En las elecciones a los Estados Generales, el Conde Mirabeau había sido rechazado por la nobleza pero no tuvo problemas en hacerse elegir por el pueblo llano: el Tercer Estado. Cuando el 23 de junio de 1789 el rey Louis XVI envió al Marqués de Dreux-Brézé a impedir que los diputados del Tercer Estado sesionaran en Versailles, fue Mirabeau quien significó con su respuesta que el poder había cambiado de manos: “Vaya a decirle al rey que estamos aquí por la voluntad del pueblo, y que no saldremos sino por la fuerza de las bayonetas”. Por decreto del 4 de abril de 1791 la Asamblea Constituyente, -que buscaba un lugar digno de acoger al fallecido Mirabeau-, cambió el destino histórico del Panteón.

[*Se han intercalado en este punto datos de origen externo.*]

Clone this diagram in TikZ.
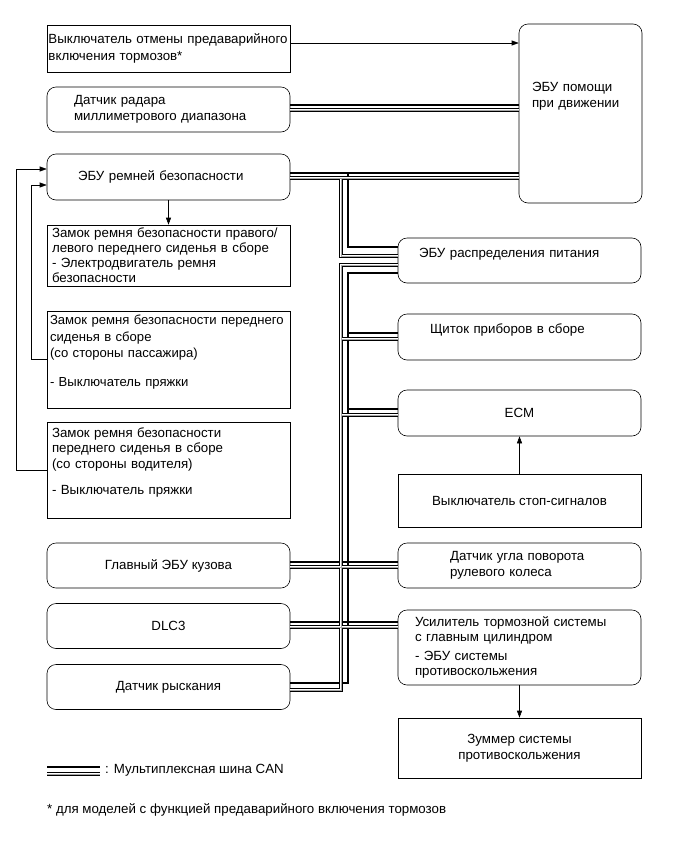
\documentclass[tikz,border=0pt]{standalone}
\usepackage{fontspec}
\setmainfont{Liberation Sans}
\usepackage{tikz}
\usetikzlibrary{arrows.meta,positioning,calc}

\tikzset{
  blk/.style={draw,line width=0.6pt,minimum width=243pt,align=left,inner ysep=1pt},
  rblk/.style={blk,rounded corners=9pt},
  link/.style={line width=0.6pt,-{Triangle[length=7pt,width=5pt]}},
  canh/.style={line width=2.2pt},
  canlo/.style={line width=4.6pt,black},
  canli/.style={line width=2.6pt,white},
  canlg/.style={line width=0.7pt,gray!70},
}

\begin{document}
\begin{tikzpicture}[x=1pt,y=-1pt,font=\fontsize{13.3}{16.5}\selectfont,line join=miter]
  \useasboundingbox (0,0) rectangle (691,855);

  % left column
  \node[blk,text width=240pt,inner xsep=1.5pt,minimum height=47pt] (cancel) at (168.5,48.5)
    {Выключатель отмены предаварийного\\включения тормозов*};
  \node[rblk,text width=189pt,inner xsep=27pt,minimum height=45pt] (radar) at (168.5,109.5)
    {Датчик радара\\миллиметрового диапазона};
  \node[rblk,text width=181pt,inner xsep=31pt,minimum height=46pt] (seatecu) at (168.5,177)
    {ЭБУ ремней безопасности};
  \node[blk,text width=233pt,inner xsep=5pt,minimum height=61pt,
        font=\fontsize{13.3}{15}\selectfont] (pretfront) at (168.5,255.5)
    {Замок ремня безопасности правого/\\левого переднего сиденья в сборе\\- Электродвигатель ремня\\безопасности};
  \node[blk,text width=237pt,inner xsep=3pt,minimum height=97pt,
        font=\fontsize{13.1}{16.5}\selectfont] (buckp) at (168.5,359.5)
    {Замок ремня безопасности переднего\\сиденья в сборе\\(со стороны пассажира)\\[12pt]- Выключатель пряжки\\[-4pt]\strut};
  \node[blk,text width=233pt,inner xsep=5pt,minimum height=96pt,
        font=\fontsize{13.3}{15.5}\selectfont] (buckd) at (168.5,470)
    {Замок ремня безопасности\\переднего сиденья в сборе\\(со стороны водителя)\\[11pt]- Выключатель пряжки\\[-2pt]\strut};
  \foreach \nm/\y/\txt in {mainbody/565.5/Главный ЭБУ кузова, dlc/626/DLC3, yaw/687/Датчик рыскания}
    \node[rblk,align=center,minimum height=45pt] (\nm) at (168.5,\y) {\txt};

  % right column
  \node[rblk,text width=97pt,inner xsep=13pt,minimum width=123pt,minimum height=179pt] (dsecu) at (580.5,113.5)
    {ЭБУ помощи\\при движении\\[16pt]\strut};
  \node[rblk,text width=201pt,inner xsep=21pt,minimum height=45pt] (pwr) at (519.5,260.5)
    {ЭБУ распределения питания\\[-6pt]\strut};
  \node[rblk,text width=179pt,inner xsep=32pt,minimum height=46pt] (meter) at (519.5,337)
    {Щиток приборов в сборе\\[-4pt]\strut};
  \node[rblk,align=center,minimum height=46pt] (ecm) at (519.5,413) {ECM};
  \node[blk,align=center,minimum height=53pt] (stop) at (519.5,500.5) {Выключатель стоп-сигналов};
  \node[rblk,text width=139pt,inner xsep=52pt,minimum height=45pt] (steer) at (519.5,565.5)
    {Датчик угла поворота\\рулевого колеса};
  \node[rblk,text width=209pt,inner xsep=17pt,minimum height=75pt,
        font=\fontsize{13.3}{15.5}\selectfont] (brake) at (519.5,647.5)
    {Усилитель тормозной системы\\с главным цилиндром\\[3pt]- ЭБУ системы\\противоскольжения};
  \node[blk,align=center,minimum height=60pt] (buzzer) at (519.5,748)
    {Зуммер системы\\противоскольжения};

  % signal lines
  \draw[link] ([yshift=5.5pt]cancel.east) -- ([yshift=5.5pt]cancel.east -| dsecu.west);
  \draw[link] (seatecu.south) -- (pretfront.north);
  \draw[link] (buckp.west) -- ++(-15,0) |- ([yshift=-8pt]seatecu.west);
  \draw[link] (buckd.west) -- ++(-30,0) |- ([yshift=8pt]seatecu.west);
  \draw[link] (stop.north) -- (ecm.south);
  \draw[link] (brake.south) -- (buzzer.north);

  % CAN bus, thick wire
  \draw[canh]
    (radar.east |- 0,105) -- (dsecu.west |- 0,105)
    (seatecu.east |- 0,173) -- (dsecu.west |- 0,173)
    (348,173) |- (pwr.west |- 0,247)
    (pwr.west |- 0,273) -| (348,683) -- (yaw.east |- 0,683)
    (348,333) -- (meter.west |- 0,333)
    (348,409) -- (ecm.west |- 0,409)
    (mainbody.east |- 0,562) -- (steer.west |- 0,562)
    (dlc.east |- 0,622) -- (brake.west |- 0,622);
  % CAN bus, double wire
  \foreach \pass in {canlo,canli,canlg}
    \draw[\pass]
      (radar.east |- 0,110) -- (dsecu.west |- 0,110)
      (seatecu.east |- 0,178) -- (dsecu.west |- 0,178)
      (341,178) |- (pwr.west |- 0,256)
      (pwr.west |- 0,265) -| (341,690) -- (yaw.east |- 0,690)
      (341,339) -- (meter.west |- 0,339)
      (341,415) -- (ecm.west |- 0,415)
      (mainbody.east |- 0,567) -- (steer.west |- 0,567)
      (dlc.east |- 0,627) -- (brake.west |- 0,627);

  % legend
  \coordinate (lgA) at (47,767);
  \coordinate (lgB) at (100,767);
  \draw[canh] (lgA) -- (lgB);
  \foreach \pass in {canlo,canli,canlg}
    \draw[\pass] ([yshift=-7pt]lgA) -- ([yshift=-7pt]lgB);
  \node[anchor=west,inner sep=0pt] (lgtext) at (105,770) {: Мультиплексная шина CAN};
  \node[anchor=west,inner sep=0pt] (note) at (47,810)
    {* для моделей с функцией предаварийного включения тормозов};
\end{tikzpicture}
\end{document}
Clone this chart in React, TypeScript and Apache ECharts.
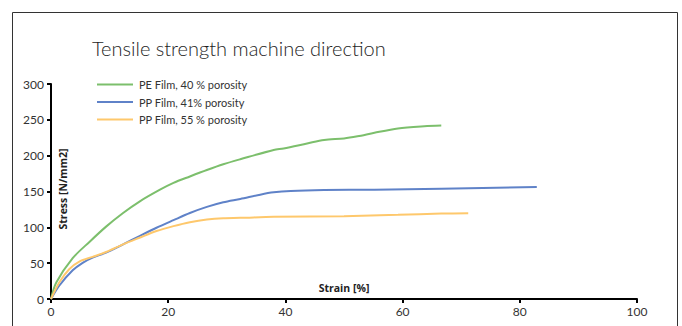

La trayectoria de aquellos que hicieron la Historia de Francia no fue lineal, como no lo fue el destino de sus cenizas. Grandes hombres, sin duda. Pero hombres, simplemente. Mirabeau y Marat fueron los primeros en entrar en el Panteón, y los primeros en ser expulsados. Ambos siguen siendo respetados y venerados por la República.

Bajamos a la cripta. La primera tumba a mano derecha saliendo de la escalera en caracol, -justo frente a la de Voltaire-, conserva las cenizas de Rousseau. Emoción. ¡Lo he citado tantas veces! Tantas veces he leído y releído el “Contrato Social” y “El origen de la desigualdad entre los hombres”. Esos textos en los que, -en pleno siglo XVIII-, Rousseau escribía: “El hombre ha nacido libre, pero por doquier se halla encadenado…”, “El derecho nacido de la fuerza no es legítimo porque no ha sido libremente aceptado por el hombre libre”, “Si un pueblo está obligado a obedecer… hace bien… pero en el momento en que puede sacudirse el yugo… hace todavía mejor…”

Pienso en Chile, en la Constitución impuesta en dictadura y consolidada por la Concertación y su lamentable “democracia protegida”. Pienso en la necesidad de sacudirnos el yugo de una Ley ilegítima, concebida para consagrar el poder de una oligarquía mezquina y mediocre.

Con Tatiana avanzamos por el largo corredor central, hacia el oeste, allí donde se encuentran las tumbas de Victor Schoelcher, artífice del fin del esclavismo, de Jean Jaurès, padre del socialismo francés, de Félix Eboué, primer resistente anti nazi de la Francia de Ultramar. Y caemos ante la cripta que alberga los restos mortales de Victor Hugo, de Emile Zola y de Alexandre Dumas. Curiosamente ninguno de ellos está ahí por la calidad y la fama de sus obras, sino por su combate contra la tiranía. Ni “Los miserables”, ni “Germinal”, ni “El Conde de Montecristo” tienen nada que ver en ello. La República les distinguió por su defensa de la libertad, de los principios republicanos, de la democracia.

Satisfechos de esta gratuita lección de educación cívica nos vamos con mi hija a comer algo en algún sitio. Tatiana me interroga a propósito del péndulo que Foucault instaló en el Panteón en 1851. No sé si comprendió mis confusas explicaciones: no es el péndulo el que cambia de posición sino la tierra que gira alrededor y nosotros con ella. Pero cuando le digo que Rousseau estuvo en el origen de la República y de los derechos que la protegen, me interrumpe a su manera: “Ya sé, -me dice en francés-, soy discapacitada, no idiota”.